_EXERCISE PROMPT_. Skip the pictures and repeat each line of the data exactly.

## BEGIN

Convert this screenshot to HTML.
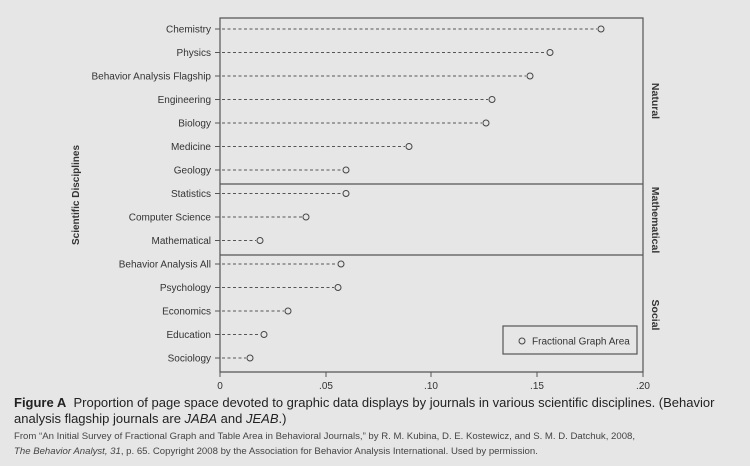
<!DOCTYPE html>
<html><head><style>
body{margin:0;width:750px;height:466px;background:#e6e6e6;font-family:"Liberation Sans",sans-serif;overflow:hidden}
.cap{position:absolute;left:14px;font-size:13px;color:#222;line-height:16px;width:730px}
.src{position:absolute;left:14px;top:429px;font-size:9.6px;color:#444;line-height:15px;width:730px}
</style></head><body>
<svg width="750" height="466" style="position:absolute;left:0;top:0" font-family="Liberation Sans, sans-serif">
<g stroke="#555" fill="none" stroke-width="1.2">
<path d="M220 18 H643 V372 H220 Z"/>
<path d="M220 184 H643 M220 255 H643"/>
</g>
<g id="rows" font-size="10" fill="#333" text-anchor="end"></g>
<g font-size="10" fill="#333" text-anchor="middle">
<text x="220" y="389">0</text><text x="326" y="389">.05</text><text x="431" y="389">.10</text><text x="537" y="389">.15</text><text x="643" y="389">.20</text>
</g>
<g stroke="#555"><path d="M220 372v5M326 372v5M431 372v5M537 372v5M643 372v5"/></g>
<rect x="503" y="326" width="134" height="28" fill="none" stroke="#555" stroke-width="1.2"/>
<circle cx="522" cy="341" r="3" fill="none" stroke="#444"/>
<text x="532" y="344.5" font-size="10" fill="#333">Fractional Graph Area</text>
<g font-size="10.5" font-weight="bold" fill="#333" text-anchor="middle">
<text transform="translate(652 101) rotate(90)">Natural</text>
<text transform="translate(652 220) rotate(90)">Mathematical</text>
<text transform="translate(652 315) rotate(90)">Social</text>
<text transform="translate(79 195) rotate(-90)" font-size="10">Scientific Disciplines</text>
</g>
</svg>
<div class="cap" style="top:395px"><b>Figure A</b>&nbsp; Proportion of page space devoted to graphic data displays by journals in various scientific disciplines. (Behavior analysis flagship journals are <i>JABA</i> and <i>JEAB</i>.)</div>
<div class="src">From “An Initial Survey of Fractional Graph and Table Area in Behavioral Journals,” by R. M. Kubina, D. E. Kostewicz, and S. M. D. Datchuk, 2008,<br><i>The Behavior Analyst, 31</i>, p. 65. Copyright 2008 by the Association for Behavior Analysis International. Used by permission.</div>
<script>
var d=[["Chemistry",601],["Physics",550],["Behavior Analysis Flagship",530],["Engineering",492],["Biology",486],["Medicine",409],["Geology",346],["Statistics",346],["Computer Science",306],["Mathematical",260],["Behavior Analysis All",341],["Psychology",338],["Economics",288],["Education",264],["Sociology",250]];
var g=document.getElementById("rows"),s="";
d.forEach(function(r,i){var y=29+i*23.5;
s+='<text x="211" y="'+(y+3.5)+'">'+r[0]+'</text>';
s+='<path d="M215 '+y+'H220" stroke="#555"/>';
s+='<path d="M222 '+y+'H'+(r[1]-4)+'" stroke="#555" stroke-dasharray="3,2.5" stroke-width="0.9"/>';
s+='<circle cx="'+r[1]+'" cy="'+y+'" r="3" fill="none" stroke="#444"/>';});
g.innerHTML=s;
</script>
</body></html>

## END

_OUTPUT OF THE TASK_.
Convert this screenshot to HTML.
<!DOCTYPE html>
<html><head><style>
body{margin:0;width:750px;height:466px;background:#e6e6e6;font-family:"Liberation Sans",sans-serif;overflow:hidden}
.cap{position:absolute;left:14px;font-size:13px;color:#222;line-height:16px;width:730px}
.src{position:absolute;left:14px;top:429px;font-size:9.6px;color:#444;line-height:15px;width:730px}
</style></head><body>
<svg width="750" height="466" style="position:absolute;left:0;top:0" font-family="Liberation Sans, sans-serif">
<g stroke="#555" fill="none" stroke-width="1.2">
<path d="M220 18 H643 V372 H220 Z"/>
<path d="M220 184 H643 M220 255 H643"/>
</g>
<g id="rows" font-size="10" fill="#333" text-anchor="end"></g>
<g font-size="10" fill="#333" text-anchor="middle">
<text x="220" y="389">0</text><text x="326" y="389">.05</text><text x="431" y="389">.10</text><text x="537" y="389">.15</text><text x="643" y="389">.20</text>
</g>
<g stroke="#555"><path d="M220 372v5M326 372v5M431 372v5M537 372v5M643 372v5"/></g>
<rect x="503" y="326" width="134" height="28" fill="none" stroke="#555" stroke-width="1.2"/>
<circle cx="522" cy="341" r="3" fill="none" stroke="#444"/>
<text x="532" y="344.5" font-size="10" fill="#333">Fractional Graph Area</text>
<g font-size="10.5" font-weight="bold" fill="#333" text-anchor="middle">
<text transform="translate(652 101) rotate(90)">Natural</text>
<text transform="translate(652 220) rotate(90)">Mathematical</text>
<text transform="translate(652 315) rotate(90)">Social</text>
<text transform="translate(79 195) rotate(-90)" font-size="10">Scientific Disciplines</text>
</g>
</svg>
<div class="cap" style="top:395px"><b>Figure A</b>&nbsp; Proportion of page space devoted to graphic data displays by journals in various scientific disciplines. (Behavior analysis flagship journals are <i>JABA</i> and <i>JEAB</i>.)</div>
<div class="src">From “An Initial Survey of Fractional Graph and Table Area in Behavioral Journals,” by R. M. Kubina, D. E. Kostewicz, and S. M. D. Datchuk, 2008,<br><i>The Behavior Analyst, 31</i>, p. 65. Copyright 2008 by the Association for Behavior Analysis International. Used by permission.</div>
<script>
var d=[["Chemistry",601],["Physics",550],["Behavior Analysis Flagship",530],["Engineering",492],["Biology",486],["Medicine",409],["Geology",346],["Statistics",346],["Computer Science",306],["Mathematical",260],["Behavior Analysis All",341],["Psychology",338],["Economics",288],["Education",264],["Sociology",250]];
var g=document.getElementById("rows"),s="";
d.forEach(function(r,i){var y=29+i*23.5;
s+='<text x="211" y="'+(y+3.5)+'">'+r[0]+'</text>';
s+='<path d="M215 '+y+'H220" stroke="#555"/>';
s+='<path d="M222 '+y+'H'+(r[1]-4)+'" stroke="#555" stroke-dasharray="3,2.5" stroke-width="0.9"/>';
s+='<circle cx="'+r[1]+'" cy="'+y+'" r="3" fill="none" stroke="#444"/>';});
g.innerHTML=s;
</script>
</body></html>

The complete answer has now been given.